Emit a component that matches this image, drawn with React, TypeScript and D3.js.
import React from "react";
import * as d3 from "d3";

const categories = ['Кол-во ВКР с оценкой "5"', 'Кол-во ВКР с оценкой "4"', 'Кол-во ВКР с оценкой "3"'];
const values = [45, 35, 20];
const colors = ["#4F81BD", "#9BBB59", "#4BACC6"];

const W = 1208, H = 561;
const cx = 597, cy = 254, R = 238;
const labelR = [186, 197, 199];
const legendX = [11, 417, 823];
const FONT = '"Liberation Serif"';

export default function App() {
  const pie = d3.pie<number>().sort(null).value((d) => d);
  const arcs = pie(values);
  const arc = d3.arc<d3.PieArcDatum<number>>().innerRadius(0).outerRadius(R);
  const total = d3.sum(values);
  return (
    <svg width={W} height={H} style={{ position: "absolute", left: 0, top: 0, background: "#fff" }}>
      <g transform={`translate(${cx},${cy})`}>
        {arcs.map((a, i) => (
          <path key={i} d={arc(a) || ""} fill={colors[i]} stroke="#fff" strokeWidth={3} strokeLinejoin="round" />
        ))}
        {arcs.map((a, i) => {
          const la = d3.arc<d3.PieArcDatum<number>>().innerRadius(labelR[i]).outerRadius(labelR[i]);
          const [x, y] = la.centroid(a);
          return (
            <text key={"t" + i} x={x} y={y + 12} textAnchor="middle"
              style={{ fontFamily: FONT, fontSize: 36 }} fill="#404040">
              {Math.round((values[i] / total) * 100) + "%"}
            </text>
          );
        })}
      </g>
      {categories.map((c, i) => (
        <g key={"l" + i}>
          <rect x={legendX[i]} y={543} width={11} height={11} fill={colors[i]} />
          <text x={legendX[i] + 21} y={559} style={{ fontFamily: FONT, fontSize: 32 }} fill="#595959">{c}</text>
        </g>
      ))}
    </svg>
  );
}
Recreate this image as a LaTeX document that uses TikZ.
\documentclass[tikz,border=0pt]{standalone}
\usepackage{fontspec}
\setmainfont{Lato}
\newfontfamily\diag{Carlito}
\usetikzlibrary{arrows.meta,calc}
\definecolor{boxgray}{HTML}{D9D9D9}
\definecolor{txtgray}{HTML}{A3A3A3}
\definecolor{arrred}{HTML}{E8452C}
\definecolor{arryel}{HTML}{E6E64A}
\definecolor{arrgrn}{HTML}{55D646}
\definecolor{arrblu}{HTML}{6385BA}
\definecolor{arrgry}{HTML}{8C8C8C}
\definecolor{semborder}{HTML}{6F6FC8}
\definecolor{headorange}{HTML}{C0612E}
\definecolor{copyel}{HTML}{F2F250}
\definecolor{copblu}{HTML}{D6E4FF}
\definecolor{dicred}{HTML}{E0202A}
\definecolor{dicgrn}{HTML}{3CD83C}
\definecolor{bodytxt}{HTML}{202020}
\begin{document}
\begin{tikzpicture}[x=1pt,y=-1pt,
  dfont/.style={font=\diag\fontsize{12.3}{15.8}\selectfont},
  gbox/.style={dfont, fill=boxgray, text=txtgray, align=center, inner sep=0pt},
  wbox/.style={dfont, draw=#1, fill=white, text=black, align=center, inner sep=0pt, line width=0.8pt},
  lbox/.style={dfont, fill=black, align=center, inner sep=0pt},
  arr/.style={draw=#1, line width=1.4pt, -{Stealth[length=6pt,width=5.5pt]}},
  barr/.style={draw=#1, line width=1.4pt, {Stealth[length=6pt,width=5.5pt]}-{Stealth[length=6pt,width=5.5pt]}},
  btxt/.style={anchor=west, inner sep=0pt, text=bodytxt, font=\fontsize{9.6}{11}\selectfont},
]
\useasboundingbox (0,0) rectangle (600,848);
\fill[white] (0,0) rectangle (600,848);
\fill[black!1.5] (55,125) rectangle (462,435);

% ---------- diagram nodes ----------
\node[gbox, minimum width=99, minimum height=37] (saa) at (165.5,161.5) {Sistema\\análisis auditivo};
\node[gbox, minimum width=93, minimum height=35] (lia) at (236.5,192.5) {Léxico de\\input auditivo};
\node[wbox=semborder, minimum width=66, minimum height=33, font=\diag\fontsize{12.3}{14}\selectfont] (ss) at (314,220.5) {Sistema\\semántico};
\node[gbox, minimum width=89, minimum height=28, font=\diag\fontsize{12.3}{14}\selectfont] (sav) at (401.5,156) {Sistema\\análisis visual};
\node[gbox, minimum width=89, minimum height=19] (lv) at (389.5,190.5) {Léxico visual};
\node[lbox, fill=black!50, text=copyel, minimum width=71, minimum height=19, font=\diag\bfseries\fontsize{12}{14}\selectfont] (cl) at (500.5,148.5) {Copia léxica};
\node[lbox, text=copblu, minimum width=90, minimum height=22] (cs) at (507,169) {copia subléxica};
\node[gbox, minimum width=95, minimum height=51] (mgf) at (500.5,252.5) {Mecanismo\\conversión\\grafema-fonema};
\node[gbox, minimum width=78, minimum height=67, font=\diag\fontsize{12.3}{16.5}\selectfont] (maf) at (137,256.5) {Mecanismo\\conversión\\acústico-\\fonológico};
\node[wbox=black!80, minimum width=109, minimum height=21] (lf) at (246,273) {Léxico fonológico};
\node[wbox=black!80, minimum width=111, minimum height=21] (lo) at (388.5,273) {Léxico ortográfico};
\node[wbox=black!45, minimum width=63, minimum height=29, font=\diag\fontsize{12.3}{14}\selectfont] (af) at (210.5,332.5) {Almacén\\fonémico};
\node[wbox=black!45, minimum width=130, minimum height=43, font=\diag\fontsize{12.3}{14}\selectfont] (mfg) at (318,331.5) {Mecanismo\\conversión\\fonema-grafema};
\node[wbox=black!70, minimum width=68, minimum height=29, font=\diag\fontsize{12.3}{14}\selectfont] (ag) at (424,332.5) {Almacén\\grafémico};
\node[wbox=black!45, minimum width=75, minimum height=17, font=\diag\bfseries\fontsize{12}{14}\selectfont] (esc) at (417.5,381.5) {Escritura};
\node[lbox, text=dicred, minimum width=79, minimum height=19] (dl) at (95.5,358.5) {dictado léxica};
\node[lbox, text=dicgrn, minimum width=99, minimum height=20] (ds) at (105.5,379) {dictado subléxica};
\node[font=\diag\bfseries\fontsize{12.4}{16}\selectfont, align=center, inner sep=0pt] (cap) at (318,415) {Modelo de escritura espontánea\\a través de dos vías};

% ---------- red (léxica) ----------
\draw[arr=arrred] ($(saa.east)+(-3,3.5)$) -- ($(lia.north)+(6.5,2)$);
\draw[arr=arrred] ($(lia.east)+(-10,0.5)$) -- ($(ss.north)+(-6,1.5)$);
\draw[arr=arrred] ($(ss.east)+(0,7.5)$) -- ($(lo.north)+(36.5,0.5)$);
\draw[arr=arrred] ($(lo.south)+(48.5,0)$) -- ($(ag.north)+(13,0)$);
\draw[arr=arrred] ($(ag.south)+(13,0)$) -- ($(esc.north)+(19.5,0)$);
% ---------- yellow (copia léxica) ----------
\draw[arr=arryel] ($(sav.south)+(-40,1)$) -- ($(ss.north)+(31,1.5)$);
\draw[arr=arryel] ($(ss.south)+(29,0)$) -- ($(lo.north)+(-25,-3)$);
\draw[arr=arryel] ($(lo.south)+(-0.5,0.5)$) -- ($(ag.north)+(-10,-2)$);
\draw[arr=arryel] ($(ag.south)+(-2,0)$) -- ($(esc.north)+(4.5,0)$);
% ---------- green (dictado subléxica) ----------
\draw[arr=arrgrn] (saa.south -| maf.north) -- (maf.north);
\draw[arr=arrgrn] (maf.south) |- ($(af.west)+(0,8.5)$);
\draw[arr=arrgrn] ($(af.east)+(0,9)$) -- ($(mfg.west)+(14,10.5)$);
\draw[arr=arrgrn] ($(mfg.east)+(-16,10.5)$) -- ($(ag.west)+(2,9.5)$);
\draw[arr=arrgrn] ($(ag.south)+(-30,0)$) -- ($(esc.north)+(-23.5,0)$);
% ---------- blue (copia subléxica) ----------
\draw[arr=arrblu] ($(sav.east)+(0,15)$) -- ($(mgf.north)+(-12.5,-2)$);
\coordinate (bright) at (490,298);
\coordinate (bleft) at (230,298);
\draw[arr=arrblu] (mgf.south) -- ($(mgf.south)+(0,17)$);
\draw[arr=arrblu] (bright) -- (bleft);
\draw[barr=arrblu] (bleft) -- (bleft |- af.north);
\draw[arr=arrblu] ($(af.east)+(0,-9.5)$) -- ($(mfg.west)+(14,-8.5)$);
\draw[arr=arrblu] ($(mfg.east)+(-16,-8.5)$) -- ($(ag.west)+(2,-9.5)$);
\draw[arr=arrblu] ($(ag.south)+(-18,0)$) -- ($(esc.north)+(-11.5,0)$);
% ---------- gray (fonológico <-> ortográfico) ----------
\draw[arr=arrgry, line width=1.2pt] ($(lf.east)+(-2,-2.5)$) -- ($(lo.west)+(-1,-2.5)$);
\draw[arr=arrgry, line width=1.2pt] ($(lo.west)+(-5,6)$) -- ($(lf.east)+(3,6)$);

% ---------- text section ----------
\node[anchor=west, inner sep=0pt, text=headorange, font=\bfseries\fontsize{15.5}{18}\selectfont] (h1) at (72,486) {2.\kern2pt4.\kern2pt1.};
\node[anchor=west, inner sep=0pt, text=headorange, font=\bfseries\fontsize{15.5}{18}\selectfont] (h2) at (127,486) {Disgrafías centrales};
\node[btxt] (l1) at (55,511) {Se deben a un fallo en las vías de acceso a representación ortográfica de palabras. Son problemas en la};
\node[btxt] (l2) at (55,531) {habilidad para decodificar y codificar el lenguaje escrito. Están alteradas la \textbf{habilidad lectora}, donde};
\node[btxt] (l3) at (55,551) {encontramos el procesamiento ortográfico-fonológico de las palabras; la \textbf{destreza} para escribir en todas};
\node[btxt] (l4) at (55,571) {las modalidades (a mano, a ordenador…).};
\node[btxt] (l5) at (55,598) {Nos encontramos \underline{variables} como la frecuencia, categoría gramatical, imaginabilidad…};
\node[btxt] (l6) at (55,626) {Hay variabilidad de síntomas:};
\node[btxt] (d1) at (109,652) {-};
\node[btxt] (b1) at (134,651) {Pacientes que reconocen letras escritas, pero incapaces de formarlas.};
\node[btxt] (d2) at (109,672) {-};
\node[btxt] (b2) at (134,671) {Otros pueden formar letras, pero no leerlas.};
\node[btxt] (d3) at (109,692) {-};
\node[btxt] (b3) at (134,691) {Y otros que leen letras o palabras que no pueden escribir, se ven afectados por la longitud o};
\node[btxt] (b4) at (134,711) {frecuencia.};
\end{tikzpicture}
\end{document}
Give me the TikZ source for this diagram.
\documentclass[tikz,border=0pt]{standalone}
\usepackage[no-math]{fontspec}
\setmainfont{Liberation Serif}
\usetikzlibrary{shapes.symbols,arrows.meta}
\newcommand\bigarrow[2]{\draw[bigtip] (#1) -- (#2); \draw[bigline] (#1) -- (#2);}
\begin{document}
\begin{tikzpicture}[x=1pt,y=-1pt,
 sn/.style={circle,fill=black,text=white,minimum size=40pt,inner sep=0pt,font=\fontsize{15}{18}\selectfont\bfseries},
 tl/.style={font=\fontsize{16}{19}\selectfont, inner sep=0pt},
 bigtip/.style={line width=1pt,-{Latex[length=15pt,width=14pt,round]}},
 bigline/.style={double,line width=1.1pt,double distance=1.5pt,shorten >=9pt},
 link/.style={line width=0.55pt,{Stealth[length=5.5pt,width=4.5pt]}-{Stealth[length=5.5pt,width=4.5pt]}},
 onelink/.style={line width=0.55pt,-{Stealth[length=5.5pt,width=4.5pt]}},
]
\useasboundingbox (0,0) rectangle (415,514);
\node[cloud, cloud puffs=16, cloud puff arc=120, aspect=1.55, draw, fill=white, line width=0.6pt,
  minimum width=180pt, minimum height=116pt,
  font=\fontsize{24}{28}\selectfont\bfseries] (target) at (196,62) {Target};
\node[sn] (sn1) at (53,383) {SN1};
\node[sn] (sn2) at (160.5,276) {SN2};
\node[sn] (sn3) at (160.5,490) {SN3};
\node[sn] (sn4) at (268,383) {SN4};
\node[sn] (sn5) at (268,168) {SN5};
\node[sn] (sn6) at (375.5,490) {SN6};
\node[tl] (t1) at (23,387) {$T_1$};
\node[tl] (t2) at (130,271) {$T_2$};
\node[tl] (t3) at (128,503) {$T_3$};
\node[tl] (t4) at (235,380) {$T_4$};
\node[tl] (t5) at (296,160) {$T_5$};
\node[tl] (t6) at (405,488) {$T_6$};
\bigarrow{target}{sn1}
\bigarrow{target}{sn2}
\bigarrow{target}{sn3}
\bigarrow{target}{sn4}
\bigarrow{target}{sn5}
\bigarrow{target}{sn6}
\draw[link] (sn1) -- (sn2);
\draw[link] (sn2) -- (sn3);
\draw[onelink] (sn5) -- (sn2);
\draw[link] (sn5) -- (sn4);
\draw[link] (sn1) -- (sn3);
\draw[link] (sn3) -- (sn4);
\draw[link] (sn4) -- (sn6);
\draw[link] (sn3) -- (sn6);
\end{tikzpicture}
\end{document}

:: Problem to work on ::
Return each line of the data that contains the string "image".

:: Output ::
Emit a component that matches this image, drawn with React, TypeScript and D3.js.
Recreate this image as a LaTeX document that uses TikZ.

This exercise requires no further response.